Return to the project index

Project 4: Guidelines


Like the previous projects, create a directory named "FirstAndrewID-SecondAndrewID" at:


If you need to submit updated versions, create new directories, naming them "FirstAndrewID-SecondAndrewID.2" "FirstAndrewID-SecondAndrewID.2" etc. We will look at only the newest version.

Important Things to Note

  • Provide a Makefile or something equivalent (e.g., for ant). We will need to be able to compile your submitted code on Andrew machines. In particular, we will not be able to use Eclipse for importing and compiling your project.
  • All your source code should be placed in a directory named "src," under the root of your submission directory.
  • Avoid any hard-coded parameters, such as host names, path names, and port numbers.
  • Submit your report in PDF, named "report.pdf," under the root of your submission directory.
  • Make sure to explain the overall design of your system, not just descriptions of classes you implemented. E.g., what are the components of your system and what are their roles? How do they interact?
  • Test your implementation on Andrew machines before submission.
  • Provide step-by-step instructions for running and testing your code, so that people outside your team are able to do so easily.
  • Please do not submit a revision history with your code. E.g., no .git in your source directory.
  • Make your code readable by others, with proper indentation and comments placed as appropriate.

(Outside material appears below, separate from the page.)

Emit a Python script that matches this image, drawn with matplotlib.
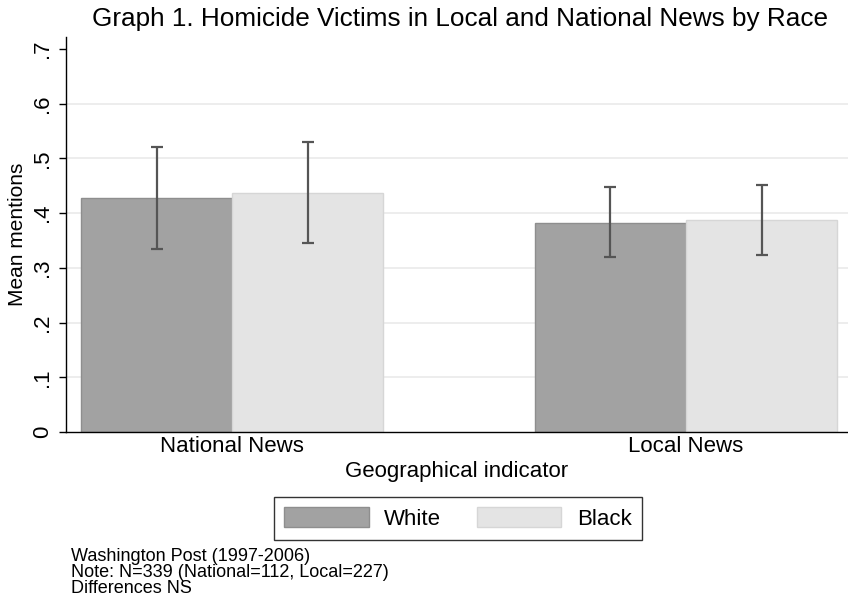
import numpy as np
import matplotlib
matplotlib.use("Agg")
import matplotlib.pyplot as plt
from matplotlib.patches import Patch

plt.rcParams["font.family"] = ["Liberation Sans", "DejaVu Sans"]

# ── Data ─────────────────────────────────────────────────────────────────────

groups = ["National News", "Local News"]
races = ["White", "Black"]

white_mean = [0.428, 0.382]
white_lo = [0.335, 0.319]
white_hi = [0.521, 0.447]

black_mean = [0.437, 0.388]
black_lo = [0.345, 0.323]
black_hi = [0.530, 0.451]

yticks = [0, 0.1, 0.2, 0.3, 0.4, 0.5, 0.6, 0.7]
ytick_labels = ["0", ".1", ".2", ".3", ".4", ".5", ".6", ".7"]

notes = [
    "Washington Post (1997-2006)",
    "Note: N=339 (National=112, Local=227)",
    "Differences NS",
]

# ── Plot ─────────────────────────────────────────────────────────────────────

fig = plt.figure(figsize=(8.48, 6.03), dpi=100)
ax = fig.add_axes([0.0778, 0.2836, 0.9222, 0.655])

x = np.arange(len(groups))
w = 0.333
colors = {"White": ("#a2a2a2", "#8e8e8e"), "Black": ("#e4e4e4", "#d6d6d6")}
series = [
    (white_mean, white_lo, white_hi, -w / 2, "White"),
    (black_mean, black_lo, black_hi, w / 2, "Black"),
]

for mean, lo, hi, off, name in series:
    fc, ec = colors[name]
    ax.bar(x + off, mean, width=w, color=fc, edgecolor=ec, linewidth=1, zorder=2)
    mean = np.array(mean)
    err = [mean - np.array(lo), np.array(hi) - mean]
    ax.errorbar(x + off, mean, yerr=err, fmt="none", ecolor="#555555",
                elinewidth=1.6, capsize=4, capthick=1.6, zorder=3)

ax.set_xlim(-0.366, 1.357)
ax.set_ylim(0, 0.722)

ax.set_yticks(yticks)
ax.set_yticklabels(ytick_labels, rotation=90, va="center", fontsize=16)
for y in yticks[1:-1]:
    ax.axhline(y, color="#eaeaea", linewidth=1.2, zorder=1)

ax.set_xticks(x)
ax.set_xticklabels(groups, fontsize=16)
ax.tick_params(axis="x", length=0, pad=3)
ax.tick_params(axis="y", length=5, width=1, pad=4)

ax.spines["top"].set_visible(False)
ax.spines["right"].set_visible(False)
ax.spines["left"].set_linewidth(1)
ax.spines["bottom"].set_linewidth(1)

ax.set_ylabel("Mean mentions", fontsize=15, labelpad=4)
ax.set_xlabel("Geographical indicator", fontsize=16, labelpad=3)

fig.text(0.543, 0.968, "Graph 1. Homicide Victims in Local and National News by Race",
         ha="center", va="center", fontsize=18.8)

handles = [Patch(facecolor=colors[r][0], edgecolor=colors[r][1]) for r in races]
leg = fig.legend(handles, races, loc="center", bbox_to_anchor=(0.540, 0.140),
                 ncol=2, fontsize=16, frameon=True, fancybox=False,
                 edgecolor="black", handlelength=3.8, handleheight=1.0,
                 columnspacing=1.6, handletextpad=0.7, borderpad=0.45)
leg.get_frame().set_linewidth(1)

fig.text(0.084, 0.091, "\n".join(notes), ha="left", va="top",
         fontsize=13, linespacing=0.92)

fig.savefig("out.png", dpi=100)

    Please note that submissions not following these guidelines can significantly affect the grading process. Make sure you name your submission directory in the way specified above, so we can identify and handle each subission properly. If you want to submit a compressed archive, place it in the correctly named directory.


    1. One critical part of the report is an analysis on the performance scalability of your parallel implementation, compared against your sequential version as a baseline. Your report needs to demonstrate this aspect, for example by graphs showing completion time for varied levels of parallelism. It should also include your explanations of the performance observed.

    K-Means Implementation

    1. For DNA strands, you could compute centroids in different ways. One option is to use the most common base for each position in the strand among all the strands of the corresponding cluster. Another option is to derive a probability distribution over the bases, again for each position in the strand. In either case, you would need to define how to calculate the distance between a centroid and a given strand. Please clearly describe your definitions in your report.

    Random Data Set Generator

    1. You can implement the data set generators in any language of your choice. Please make sure they can be executed in the environment of ghc Andrew machines.
    2. For 2D points, you can use the provided data set generator, or choose to implemnet your own version. For DNA strands, you need to implement one on your own.